9) Chieftains, "Down the Old Plank Road: The Nashville Sessions" (RCA)
Backing such outsider-country names as Alison Krauss, Lyle Lovett, Martina McBride, Vince Gill, Buddy and Julie Miller, Gillian Welch and Patty Griffin, plus Earl Scruggs, Bela Fleck and John Hiatt, the hallowed Irish quintet leads them through the thickets of such great numbers as Dock Boggs' "Country Blues" and Uncle Dave Macon's "Way Down the Old Plank Road," into a land of such blandness you can barely tell you're listening, let alone to who or what. It's an acting out of America as, "Well, whether or not there's always something better over the next hill, you're probably better off not knowing." I blame the Chieftains; no one else here has ever been so dull.
10) Bob Dylan, "Train of Love," from "Kindred Spirits: A Tribute to the Songs of Johnny Cash" (Lucky Dog)

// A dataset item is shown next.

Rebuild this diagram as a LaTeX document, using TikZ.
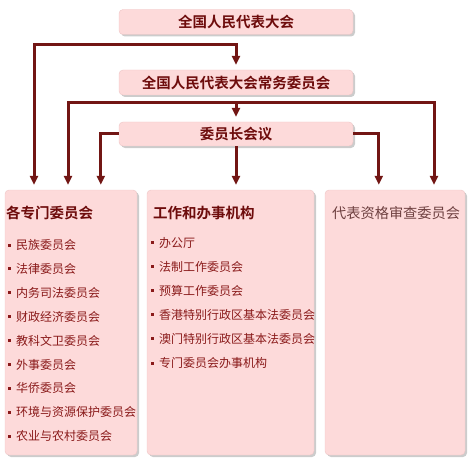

Aren't tribute albums terrible? Dylan almost never does good work on them, but here, surrounded by Dwight Yoakam, Steve Earle (it's against the law to make a tribute album without him), Travis Tritt, Keb' Mo', the unspeakable Hank Williams Jr., Bruce Springsteen, Mary Chapin Carptenter, Sheryl Crow, Emmylou Harris and Rosanne Cash, he gets real, real gone, though not before pausing to wave goodbye: "I used to sing this song before I ever wrote a song," Dylan says before "Train of Love." "I also want to thank you for standing up for me, way back when." Way back in 1965, onstage at the Newport Folk Festival, where, as the current revisionist line has it, nothing actually happened.